In my distress I called to the Lord, and he answered me. (Jonah 2:2)
We have a tendency to see the story of Jonah centering around a rebellious prophet, rather than a redeeming God. We talk about the huge fish, rather than a holy and faithful God. You know the story: God called Jonah to go to Nineveh and preach repentance. Jonah wanted no part of it and headed in the opposite direction. He found a ship and tried to sail away from the Lord. Evidently Joseph was so sure that his strategy had worked that he went belowdecks for a good nap.

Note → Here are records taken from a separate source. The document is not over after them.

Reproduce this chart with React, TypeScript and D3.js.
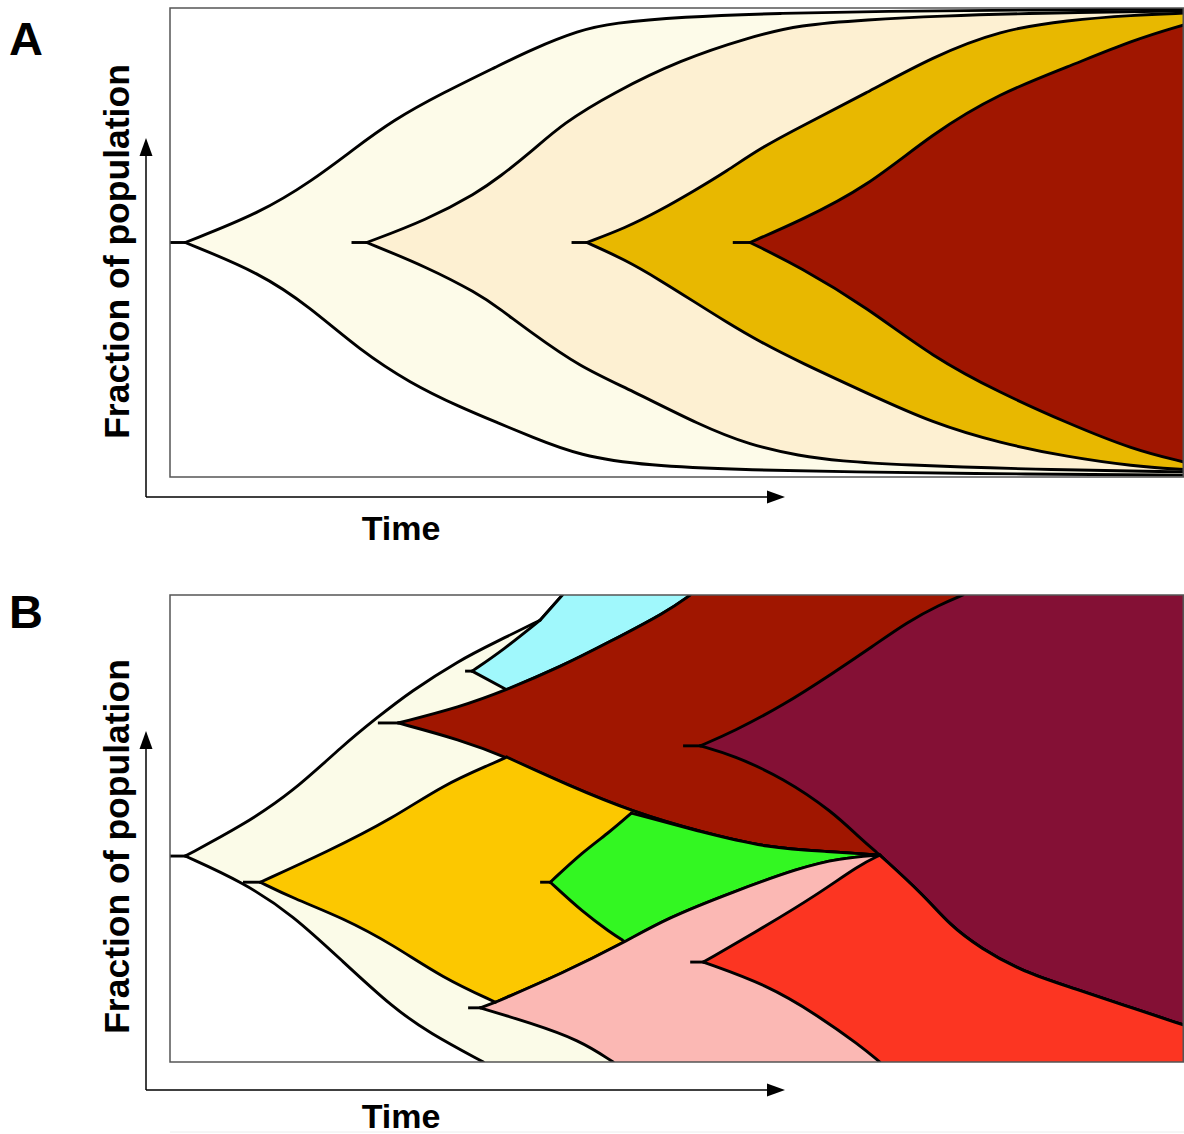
import React from 'react';
import * as d3 from 'd3';

type P = [number, number];

// Boundaries are given as lists of smooth segments; time 0-100, fraction of population 0-100 (% from bottom).

// ---------- Panel A ----------
const aStub1: number[] = [0, 1.5, 50];
const aTop1: P[] = [[1.5, 50], [8.9, 56.3], [14.1, 63.3], [18, 69.7], [22, 76.1], [26.9, 81.9], [32.5, 87.8], [35.5, 91], [40.4, 95.3], [43.7, 96.8], [50.3, 98.1], [60.2, 98.9], [70, 99.3], [85, 99.6], [100, 99.8]];
const aBot1: P[] = [[1.5, 50], [8.9, 43.5], [13.8, 36.2], [18.7, 27.1], [23.7, 20], [28.6, 14.9], [32.5, 11.4], [35.5, 8.7], [40.4, 4.5], [47, 2.4], [56.9, 1.5], [66.1, 1.1], [85, 0.6], [100, 0.4]];

const aStub2: number[] = [17.9, 19.4, 50];
const aTop2: P[] = [[19.4, 50], [25.3, 54.8], [30.3, 60.6], [32.5, 64], [35.5, 69.1], [38.8, 75.5], [43.7, 81.9], [50.3, 88.9], [57.2, 93.8], [62.1, 96.4], [68.7, 97.5], [76, 98.3], [85.1, 98.9], [100, 99.4]];
const aBot2: P[] = [[19.4, 50], [25.3, 44.8], [30.3, 39.2], [32.5, 35.9], [35.5, 31], [40.4, 23.5], [45.4, 18.6], [52.3, 11], [57.2, 6.8], [62.1, 4.5], [66.1, 3.4], [72, 2.6], [85.1, 1.6], [100, 1.1]];

const aStub3: number[] = [39.6, 41.1, 50];
const aTop3: P[] = [[41.1, 50], [44.9, 53.1], [48.3, 56.8], [51.6, 60.9], [54.9, 65.2], [58.2, 70.1], [62.1, 74.6], [68.7, 81.9], [75.2, 89.6], [81.9, 95.3], [88.5, 97.4], [95, 98.5], [100, 98.9]];
const aBot3: P[] = [[41.1, 50], [44.9, 46.3], [48.3, 42], [51.6, 37.5], [54.9, 33], [58.2, 28.8], [62.1, 24.5], [68.7, 17.9], [75.2, 11.5], [81.9, 7.2], [88.5, 4.3], [95, 2.3], [100, 1.6]];

const aStub4: number[] = [55.5, 57.2, 50];
const aTop4: P[] = [[57.2, 50], [62.1, 54.6], [68.7, 61.8], [75.2, 73.3], [81.9, 81.9], [88.5, 87.4], [95, 93.2], [100, 96.4]];
const aBot4: P[] = [[57.2, 50], [62.1, 44.8], [68.7, 36.2], [75.2, 25.6], [81.9, 17.9], [88.5, 11.5], [95, 5.8], [100, 3.2]];

const aColors: string[] = ['#fdfbe9', '#fdf0d2', '#e8b800', '#a01600'];

// ---------- Panel B ----------
const bCreamStub: number[] = [0, 1.5, 44.1];
const bCreamTop: P[] = [[1.5, 44.1], [7.2, 50.7], [12.1, 57.8], [17.1, 67.9], [20.4, 73.7], [23.7, 79.3], [28.6, 86.1], [31.9, 89.7], [36.5, 94.6]];
const bMergedTop: P[] = [[36.5, 94.6], [38.7, 100]];
const bTopEdgeFrom38: P[] = [[38.7, 100], [100, 100]];
const bCreamBot: P[] = [[1.5, 44.1], [7.2, 38.5], [12.1, 31.5], [17.1, 21.4], [22, 11.6], [25.6, 6.2], [30.9, 0]];
const bBotEdgeFrom31: P[] = [[30.9, 0], [100, 0]];

const bRedStub: number[] = [20.5, 22.5, 72.6];
const bRedTop: P[] = [[22.5, 72.6], [28.6, 76], [33.2, 79.7], [38.5, 84.6], [43.2, 89.8], [49, 96.4], [51.3, 100]];
const bTopEdgeFrom51: P[] = [[51.3, 100], [100, 100]];
const bRedBot: P[] = [[22.5, 72.6], [28.6, 69], [33.2, 65.3], [39.2, 59.3], [45.7, 53.5], [52.3, 49.3], [58.9, 45.8], [65.4, 45], [68, 44.6], [70, 44.3]];

const bCyanStub: number[] = [29.1, 29.8, 83.7];
const bCyanTop: P[] = [[29.8, 83.7], [32.9, 88.3], [36.5, 94.6]];
const bCyanBot: P[] = [[29.8, 83.7], [33.2, 79.7]];

const bMaroonStub: number[] = [50.6, 52.3, 67.7];
const bMaroonTop: P[] = [[52.3, 67.7], [55.5, 70.7], [60.5, 76.4], [65.4, 83.3], [69.3, 89], [72.7, 94.2], [75.9, 97.9], [78.2, 100]];
const bTopEdgeFrom78: P[] = [[78.2, 100], [100, 100]];
const bMaroonBot1: P[] = [[52.3, 67.7], [55.5, 65.7], [60.5, 60.8], [65.4, 53.5], [68, 48], [70, 44.3]];
const bMaroonBot2: P[] = [[70, 44.3], [74.3, 35.8], [76.9, 29.3], [79.9, 24.4], [84.1, 19.3], [89.1, 15.8], [94, 12.2], [100, 7.9]];

const bGoldStub: number[] = [7.2, 8.9, 38.5];
const bGoldTop: P[] = [[8.9, 38.5], [15.5, 45], [22, 52.2], [26.9, 59.3], [31.9, 64], [33.2, 65.3]];
const bGoldBot: P[] = [[8.9, 38.5], [12.1, 35.1], [17.1, 30.8], [22, 25.1], [26.9, 18], [32.1, 12.8]];

const bPinkStub: number[] = [29.4, 30.6, 11.6];
const bPinkTip: P[] = [[30.6, 11.6], [32.1, 12.8]];
const bPinkTop: P[] = [[32.1, 12.8], [38.8, 19.1], [44.7, 25.5], [49, 30.8], [55.5, 36.4], [62.1, 41.6], [66, 43.6], [70, 44.3]];
const bPinkBot: P[] = [[30.6, 11.6], [35.5, 8.4], [40.4, 4.7], [43.7, 0]];
const bBotEdgeFrom44: P[] = [[43.7, 0], [100, 0]];

const bGreenStub: number[] = [36.5, 37.5, 38.5];
const bGreenTop: P[] = [[37.5, 38.5], [40.7, 45], [43.4, 49.3], [45.5, 53.3]];
const bGreenBot: P[] = [[37.5, 38.5], [40.7, 32.1], [43.4, 27.8], [44.9, 25.7]];

const bOrangeStub: number[] = [51.3, 52.6, 21.4];
const bOrangeTop: P[] = [[52.6, 21.4], [58.9, 29.3], [63.8, 35.8], [68, 42.2], [70, 44.3]];
const bOrangeBot: P[] = [[52.6, 21.4], [58.9, 16.5], [63.8, 10.1], [68, 3.6], [70, 0]];
const bBotEdgeFrom70: P[] = [[70, 0], [100, 0]];

const bColors = {
  cream: '#fbfbe8', cyan: '#a0f8fc', red: '#a01600', maroon: '#841035',
  gold: '#fcc800', green: '#33f722', pink: '#fbb8b4', orange: '#fc3522',
};

const yLabel = 'Fraction of population';
const xLabel = 'Time';

// continue along another boundary from a junction point
const from = (p: P, arr: P[]): P[] => [p, ...arr.filter((q) => q[0] > p[0] + 0.3)];

interface Clone { color: string; stub: number[]; top: P[][]; bottom: P[][]; }

const panelA: Clone[] = [
  { color: aColors[0], stub: aStub1, top: [aTop1], bottom: [aBot1] },
  { color: aColors[1], stub: aStub2, top: [aTop2], bottom: [aBot2] },
  { color: aColors[2], stub: aStub3, top: [aTop3], bottom: [aBot3] },
  { color: aColors[3], stub: aStub4, top: [aTop4], bottom: [aBot4] },
];

const panelB: Clone[] = [
  { color: bColors.cream, stub: bCreamStub, top: [bCreamTop, bMergedTop, bTopEdgeFrom38], bottom: [bCreamBot, bBotEdgeFrom31] },
  { color: bColors.cyan, stub: bCyanStub, top: [bCyanTop, bMergedTop, bTopEdgeFrom38], bottom: [bCyanBot, from([33.2, 79.7], bRedTop), bTopEdgeFrom51] },
  { color: bColors.red, stub: bRedStub, top: [bRedTop, bTopEdgeFrom51], bottom: [bRedBot, bMaroonBot2] },
  { color: bColors.maroon, stub: bMaroonStub, top: [bMaroonTop, bTopEdgeFrom78], bottom: [bMaroonBot1, bMaroonBot2] },
  { color: bColors.gold, stub: bGoldStub, top: [bGoldTop, from([33.2, 65.3], bRedBot)], bottom: [bGoldBot, from([32.1, 12.8], bPinkTop)] },
  { color: bColors.green, stub: bGreenStub, top: [bGreenTop, from([45.5, 53.3], bRedBot)], bottom: [bGreenBot, from([44.9, 25.7], bPinkTop)] },
  { color: bColors.pink, stub: bPinkStub, top: [bPinkTip, bPinkTop, bMaroonBot2], bottom: [bPinkBot, bBotEdgeFrom44] },
  { color: bColors.orange, stub: bOrangeStub, top: [bOrangeTop, bMaroonBot2], bottom: [bOrangeBot, bBotEdgeFrom70] },
];

const W = 1184;
const H = 1134;
const FONT = '"Liberation Sans", Arial, Helvetica, sans-serif';
const LINE_W = 2.9;

function Panel({ clones, top, bottom, id, letter, letterY, arrowY, timeY, arrowTopY, labelY }: {
  clones: Clone[]; top: number; bottom: number; id: string; letter: string; letterY: number; arrowY: number; timeY: number; arrowTopY: number; labelY: number;
}) {
  const left = 170;
  const right = 1184;
  const x = d3.scaleLinear().domain([0, 100]).range([left, right]);
  const y = d3.scaleLinear().domain([0, 100]).range([bottom, top]);
  const seg = d3.line<P>().x((d) => x(d[0])).y((d) => y(d[1])).curve(d3.curveBasis);
  const chain = (segs: P[][]) =>
    segs.map((s, i) => {
      const d = seg(s) || '';
      return i === 0 ? d : d.replace(/^M[^A-Za-z]*/, '');
    }).join('');
  const areaPath = (c: Clone) => {
    const t = chain(c.top);
    const rev = c.bottom.slice().reverse().map((s) => s.slice().reverse());
    const b = chain(rev).replace(/^M/, 'L');
    return t + b + 'Z';
  };
  const onEdge = (s: P[]) => s.every((p) => p[1] >= 100) || s.every((p) => p[1] <= 0);
  const axX = 146;
  return (
    <g>
      <defs>
        <clipPath id={id}>
          <rect x={left} y={top} width={right - left} height={bottom - top} />
        </clipPath>
      </defs>
      <text x={9} y={letterY} fontFamily={FONT} fontWeight="bold" fontSize={47} fill="#000">{letter}</text>
      <g clipPath={`url(#${id})`}>
        {clones.map((c, i) => (
          <g key={i}>
            <path d={areaPath(c)} fill={c.color} stroke="none" />
            {c.top.concat(c.bottom).filter((s) => !onEdge(s)).map((s, j) => (
              <path key={j} d={seg(s) || ''} fill="none" stroke="#000" strokeWidth={LINE_W} strokeLinejoin="round" strokeLinecap="round" />
            ))}
            <line x1={x(c.stub[0])} x2={x(c.stub[1]) + 2} y1={y(c.stub[2])} y2={y(c.stub[2])} stroke="#000" strokeWidth={LINE_W} />
          </g>
        ))}
      </g>
      <rect x={left} y={top} width={right - left - 0.75} height={bottom - top} fill="none" stroke="#555" strokeWidth={1.5} />
      <line x1={axX} y1={arrowY} x2={axX} y2={arrowTopY + 16} stroke="#000" strokeWidth={1.5} />
      <path d={`M${axX},${arrowTopY} L${axX - 6.5},${arrowTopY + 18} L${axX + 6.5},${arrowTopY + 18} Z`} fill="#000" />
      <line x1={axX} y1={arrowY} x2={770} y2={arrowY} stroke="#000" strokeWidth={1.5} />
      <path d={`M785,${arrowY} L767,${arrowY - 6.5} L767,${arrowY + 6.5} Z`} fill="#000" />
      <text transform={`translate(129,${labelY}) rotate(-90)`} textAnchor="middle" fontFamily={FONT} fontWeight="bold" fontSize={35.5} fill="#000">{yLabel}</text>
      <text x={401} y={timeY} textAnchor="middle" fontFamily={FONT} fontWeight="bold" fontSize={34} fill="#000">{xLabel}</text>
    </g>
  );
}

export default function App() {
  return (
    <svg width={W} height={H} viewBox={`0 0 ${W} ${H}`} style={{ position: 'absolute', left: 0, top: 0, background: '#fff' }}>
      <rect x={0} y={0} width={W} height={H} fill="#fff" />
      <Panel clones={panelA} top={8} bottom={477} id="clipA" letter="A" letterY={55} arrowY={497} timeY={540} arrowTopY={138} labelY={251.5} />
      <Panel clones={panelB} top={595} bottom={1062} id="clipB" letter="B" letterY={628} arrowY={1090} timeY={1128} arrowTopY={731} labelY={846.5} />
      <line x1={170} x2={1184} y1={1132} y2={1132} stroke="#ececec" strokeWidth={1} />
    </svg>
  );
}
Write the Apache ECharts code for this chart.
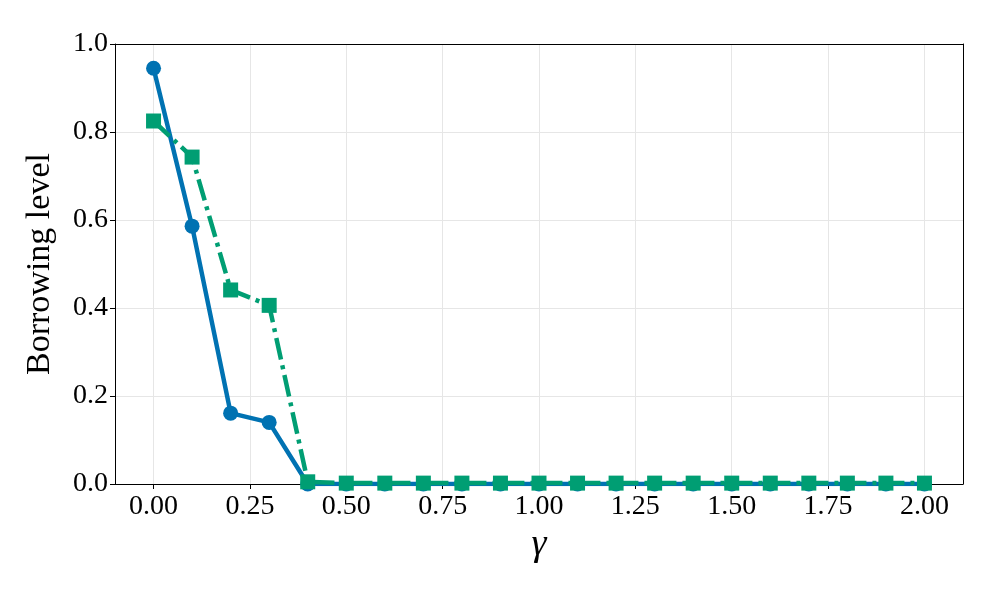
<!DOCTYPE html>
<html>
<head>
<meta charset="utf-8">
<script src="https://cdn.jsdelivr.net/npm/echarts@6/dist/echarts.min.js"></script>
<style>html,body{margin:0;padding:0;background:#fff;}#c{width:996px;height:590px;}</style>
</head>
<body>
<div id="c"></div>
<script>
const gammaValues = [0.0,0.1,0.2,0.3,0.4,0.5,0.6,0.7,0.8,0.9,1.0,1.1,1.2,1.3,1.4,1.5,1.6,1.7,1.8,1.9,2.0];
const seriesCircle = [0.945,0.586,0.161,0.140,0.0,0,0,0,0,0,0,0,0,0,0,0,0,0,0,0,0];
const seriesSquare = [0.825,0.743,0.441,0.406,0.005,0.002,0.002,0.002,0.002,0.002,0.002,0.002,0.002,0.002,0.002,0.002,0.002,0.002,0.002,0.002,0.002];
const xTicks = [0,0.25,0.5,0.75,1.0,1.25,1.5,1.75,2.0];
const yTicks = [0,0.2,0.4,0.6,0.8,1.0];

const font = "Liberation Serif";
const frameAxis = {show:true, axisLine:{show:true,onZero:false,lineStyle:{color:'#000',width:1}},
  axisTick:{show:false}, axisLabel:{show:false}, splitLine:{show:false}};
const chart = echarts.init(document.getElementById('c'), null, {renderer:'canvas'});
chart.setOption({
  animation:false,
  backgroundColor:'#fff',
  grid:{left:115,right:33,top:44,bottom:106,show:false},
  xAxis:[{
    type:'value', min:-0.1, max:2.1, position:'bottom',
    name:'γ', nameLocation:'middle', nameGap:40,
    nameTextStyle:{fontFamily:font,fontStyle:'italic',fontSize:38,color:'#000'},
    axisLine:{show:true,onZero:false,lineStyle:{color:'#000',width:1}},
    axisTick:{show:true,length:5,inside:false,lineStyle:{color:'#000',width:1},customValues:xTicks},
    axisLabel:{fontFamily:font,fontSize:28,color:'#000',margin:9,customValues:xTicks,formatter:v=>v.toFixed(2)},
    splitLine:{show:true,lineStyle:{color:'#e6e6e6',width:1}}
  }, Object.assign({type:'value', min:-0.1, max:2.1, position:'top'}, frameAxis)],
  yAxis:[{
    type:'value', min:0, max:1, interval:0.2, position:'left',
    name:'Borrowing level', nameLocation:'middle', nameGap:58,
    nameTextStyle:{fontFamily:font,fontSize:34,color:'#000'},
    axisLine:{show:true,onZero:false,lineStyle:{color:'#000',width:1}},
    axisTick:{show:true,length:5,inside:false,lineStyle:{color:'#000',width:1}},
    axisLabel:{fontFamily:font,fontSize:28,color:'#000',margin:7,formatter:v=>v.toFixed(1)},
    splitLine:{show:true,lineStyle:{color:'#e6e6e6',width:1}}
  }, Object.assign({type:'value', min:0, max:1, interval:0.2, position:'right'}, frameAxis)],
  series:[
    {type:'line', data:gammaValues.map((g,i)=>[g,seriesCircle[i]]),
     symbol:'circle', symbolSize:15, showAllSymbol:true,
     lineStyle:{color:'#0072B2',width:4.5}, itemStyle:{color:'#0072B2'}, z:2},
    {type:'line', data:gammaValues.map((g,i)=>[g,seriesSquare[i]]),
     symbol:'rect', symbolSize:15, showAllSymbol:true,
     lineStyle:{color:'#009E73',width:4.5,type:[22,6,4,6]}, itemStyle:{color:'#009E73'}, z:3}
  ]
});
</script>
</body>
</html>
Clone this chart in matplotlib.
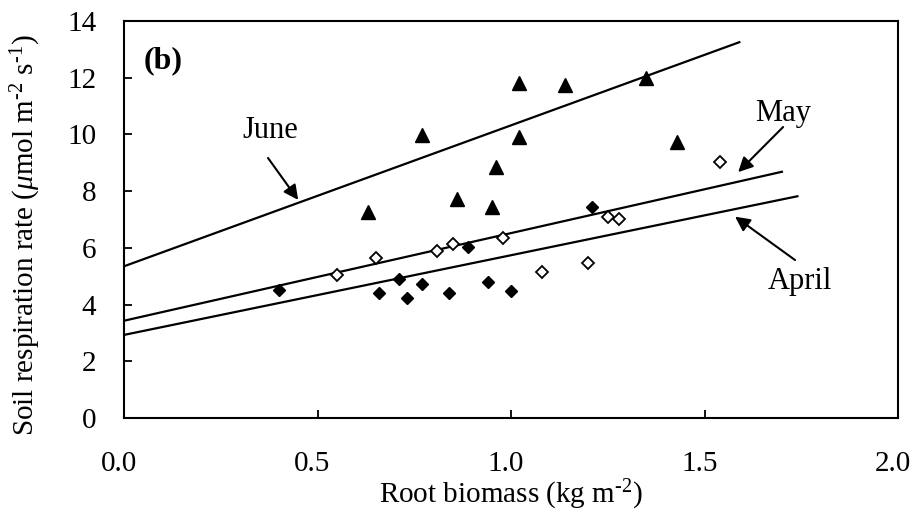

But God still had plans for Jonah. He pursued His runaway prophet and sent a storm that threatened to sink the vessel. Many see the storm as a sign of God’s wrath — a punishment leveled by God because of Jonah’s disobedience. I submit that, rather than seeing the storm as punishment, we are to see it as God’s gracious pursuit of His disobedient prophet. God interrupted Jonah’s flight from Him with the grace of gale-force winds.
This is God’s pattern. Throughout Scripture we see God’s people on the run away from Him, only to find God in hot pursuit of them them by any means necessary. Make no mistake: God is in the business of pursuing rebels on the run. He started with Adam and Eve, and His pursuit continues to this day — including His pursuit of you and me.
When the sailors on the ship woke Jonah from his sleep and questioned him, Jonah frankly admitted that he was the reason for the storm, explaining that God had sent it in response to His rebellion. He told the sailors to throw him into the sea and the storm would subside. Instead of following Jonah’s instruction, the sailors tried to row back to shore, but to no avail, “for the sea grew even wilder than before” (Jonah 1:13). As strange as the solution Jonah had offered sounded, it was God’s solution to the storm. When the sailors finally acquiesced and threw Jonah overboard, the sea instantly grew calm. The sailors, who just moments before had been crying out to all sorts of pagan gods, now “offered a sacrifice to the Lord and made vows to him” (Jonah 1:16). Do you see that? It wasn’t only Jonah whom God was pursuing that day!
Often God’s solution to the storms in our lives seems strange. But when we look back, we can see how often our attempts to row ourselves to safety were nothing more than rebellion, our foolish attempts to say, “Not so, Lord!” to the sovereign Lord of all the universe. Only when we submit and surrender to the storms God sends will we find ourselves rising above the winds and the waves as God works His grace in our lives.
So regardless of the storm you may be facing today, receive it as God’s sent messenger of sanctification in your life. He is conforming you to the image of Jesus. Stop rowing and get going in the direction He is calling you to, so that God will not need to send a big fish to strengthen your faith.
This is the Gospel. This is grace for your race. NEVER FORGET THAT . . . AMEN!